**WHAT THIS TASK INVOLVES:** Say how many lines contain "matplotlib"; the answer is the number alone.

**DATA:**
↓↓↓
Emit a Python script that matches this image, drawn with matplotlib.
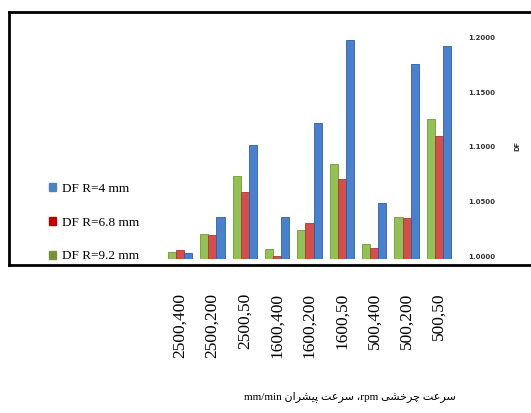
import matplotlib
matplotlib.use('Agg')
import matplotlib.pyplot as plt
from matplotlib.patches import Patch
import numpy as np

# data
categories = ['2500,400', '2500,200', '2500,50', '1600,400', '1600,200',
              '1600,50', '500,400', '500,200', '500,50']
df_r92 = [1.0046, 1.0207, 1.0739, 1.0070, 1.0243, 1.0845, 1.0116, 1.0365, 1.1255]
df_r68 = [1.0060, 1.0198, 1.0593, 1.0003, 1.0304, 1.0708, 1.0082, 1.0356, 1.1100]
df_r4 = [1.0030, 1.0365, 1.1018, 1.0365, 1.1216, 1.1976, 1.0492, 1.1754, 1.1921]
series_labels = ['DF R=4 mm', 'DF R=6.8 mm', 'DF R=9.2 mm']
yticks = [1.0, 1.05, 1.1, 1.15, 1.2]
xlabel_fa = 'سرعت چرخشی rpm، سرعت پیشران mm/min'

# matplotlib has no arabic shaping / bidi, so do a tiny one for this label
FORMS = {  # isolated, final, initial, medial
    'س': ('\ufeb1', '\ufeb2', '\ufeb3', '\ufeb4'),
    'ر': ('\ufead', '\ufeae', '\ufead', '\ufeae'),
    'ع': ('\ufec9', '\ufeca', '\ufecb', '\ufecc'),
    'ت': ('\ufe95', '\ufe96', '\ufe97', '\ufe98'),
    'چ': ('\ufb7a', '\ufb7b', '\ufb7c', '\ufb7d'),
    'خ': ('\ufea5', '\ufea6', '\ufea7', '\ufea8'),
    'ش': ('\ufeb5', '\ufeb6', '\ufeb7', '\ufeb8'),
    'ی': ('\ufbfc', '\ufbfd', '\ufbfe', '\ufbff'),
    'پ': ('\ufb56', '\ufb57', '\ufb58', '\ufb59'),
    'ا': ('\ufe8d', '\ufe8e', '\ufe8d', '\ufe8e'),
    'ن': ('\ufee5', '\ufee6', '\ufee7', '\ufee8'),
}
NO_LEFT_JOIN = set('راد')


def shape_word(w):
    out = []
    for i, c in enumerate(w):
        if c not in FORMS:
            out.append(c)
            continue
        prev_joins = i > 0 and w[i-1] in FORMS and w[i-1] not in NO_LEFT_JOIN
        next_joins = i < len(w)-1 and w[i+1] in FORMS and c not in NO_LEFT_JOIN
        if prev_joins and next_joins:
            out.append(FORMS[c][3])
        elif prev_joins:
            out.append(FORMS[c][1])
        elif next_joins:
            out.append(FORMS[c][2])
        else:
            out.append(FORMS[c][0])
    return ''.join(out)


def rtl(text):
    toks = []
    for t in text.split(' '):
        if any(c in FORMS for c in t):
            toks.append(shape_word(t)[::-1])
        elif t.endswith('،'):
            toks.append('،' + t[:-1])
        else:
            toks.append(t)
    return ' '.join(toks[::-1])


fig = plt.figure(figsize=(5.31, 4.13), dpi=100)
W, H = 531.0, 413.0

# black frame around the plot area (right side runs off the image)
fig.add_artist(plt.Line2D([9/W, 1.0], [1-12/H, 1-12/H], color='black', lw=2))
fig.add_artist(plt.Line2D([9/W, 1.0], [1-265/H, 1-265/H], color='black', lw=2))
fig.add_artist(plt.Line2D([9/W, 9/W], [1-12/H, 1-265/H], color='black', lw=2))

ax = fig.add_axes([163.8/W, 1-259.4/H, 291.4/W, 222.1/H])
x = np.arange(len(categories))
w = 0.25
ax.bar(x - w, df_r92, w, color='#95c055', edgecolor='#6f9a35', lw=0.6)
ax.bar(x, df_r68, w, color='#d2504c', edgecolor='#a83a37', lw=0.6)
ax.bar(x + w, df_r4, w, color='#4a80cc', edgecolor='#2f5f9e', lw=0.6)
ax.set_xlim(-0.5, len(categories) - 0.5)
ax.set_ylim(0.9975, 1.2)
for s in ax.spines.values():
    s.set_visible(False)

ax.yaxis.tick_right()
ax.set_yticks(yticks)
ax.set_yticklabels(['%.4f' % v for v in yticks], fontsize=5, fontweight='bold',
                   color='#333333')
ax.tick_params(axis='y', length=0, pad=9)

ax.set_xticks(x)
ax.set_xticklabels(categories, rotation=90, fontsize=12.5, family='Liberation Serif')
ax.tick_params(axis='x', length=0, pad=24)

fig.text(517/W, 1-146/H, 'DF', rotation=90, fontsize=4.8, fontweight='bold',
         color='#333333', ha='center', va='center')

handles = [Patch(color='#4f81bd'), Patch(color='#c00000'), Patch(color='#77933c')]
fig.legend(handles, series_labels, loc='upper left', bbox_to_anchor=(42/W, 1-176/H),
           frameon=False, prop={'family': 'Liberation Serif', 'size': 9.5},
           handlelength=0.55, handleheight=0.55, handletextpad=0.45,
           labelspacing=1.66, borderpad=0)

fig.text(350/W, 1-397/H, rtl(xlabel_fa), fontsize=8,
         family=['Liberation Serif', 'DejaVu Sans'], ha='center', va='center')

fig.savefig('out.png', dpi=100)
↑↑↑
**COMPLETED TASK:** 6